── RECORDS SHOWN ──
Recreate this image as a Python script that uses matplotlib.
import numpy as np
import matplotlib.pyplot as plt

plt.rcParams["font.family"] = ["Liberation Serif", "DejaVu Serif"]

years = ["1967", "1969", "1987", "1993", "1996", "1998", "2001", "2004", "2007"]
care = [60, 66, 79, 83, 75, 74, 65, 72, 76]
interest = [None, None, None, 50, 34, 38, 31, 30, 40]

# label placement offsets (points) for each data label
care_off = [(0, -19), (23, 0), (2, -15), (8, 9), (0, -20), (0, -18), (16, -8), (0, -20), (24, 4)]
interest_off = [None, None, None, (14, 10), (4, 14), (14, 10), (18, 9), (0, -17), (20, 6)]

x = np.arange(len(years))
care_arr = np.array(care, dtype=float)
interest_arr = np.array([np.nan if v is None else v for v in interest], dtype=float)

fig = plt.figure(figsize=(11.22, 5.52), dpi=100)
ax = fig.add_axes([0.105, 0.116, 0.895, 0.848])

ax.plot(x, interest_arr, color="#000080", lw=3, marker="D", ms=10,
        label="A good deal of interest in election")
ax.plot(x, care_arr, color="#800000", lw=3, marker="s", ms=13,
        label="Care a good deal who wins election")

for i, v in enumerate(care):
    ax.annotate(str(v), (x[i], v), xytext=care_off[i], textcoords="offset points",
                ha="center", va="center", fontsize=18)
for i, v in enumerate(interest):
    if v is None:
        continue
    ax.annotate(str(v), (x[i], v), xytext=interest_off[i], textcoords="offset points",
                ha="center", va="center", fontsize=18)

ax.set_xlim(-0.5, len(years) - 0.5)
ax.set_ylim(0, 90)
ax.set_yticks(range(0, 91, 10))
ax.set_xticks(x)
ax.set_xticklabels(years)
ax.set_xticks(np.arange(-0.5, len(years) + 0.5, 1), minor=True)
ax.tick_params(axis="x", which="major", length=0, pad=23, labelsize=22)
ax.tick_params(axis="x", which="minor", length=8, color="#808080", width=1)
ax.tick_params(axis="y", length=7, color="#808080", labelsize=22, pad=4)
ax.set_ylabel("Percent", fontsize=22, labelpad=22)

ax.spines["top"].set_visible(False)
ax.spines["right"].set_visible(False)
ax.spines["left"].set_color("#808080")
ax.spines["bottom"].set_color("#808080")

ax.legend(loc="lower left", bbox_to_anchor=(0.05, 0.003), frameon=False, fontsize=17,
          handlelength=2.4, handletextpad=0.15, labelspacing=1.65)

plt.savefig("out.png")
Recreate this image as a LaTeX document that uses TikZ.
───
▶ [GIVEN INSTRUCTION]:
Looking at the listing above, count the lines that contain "Recreate" and give nothing but the number.

▶ [RESPONSE]:
2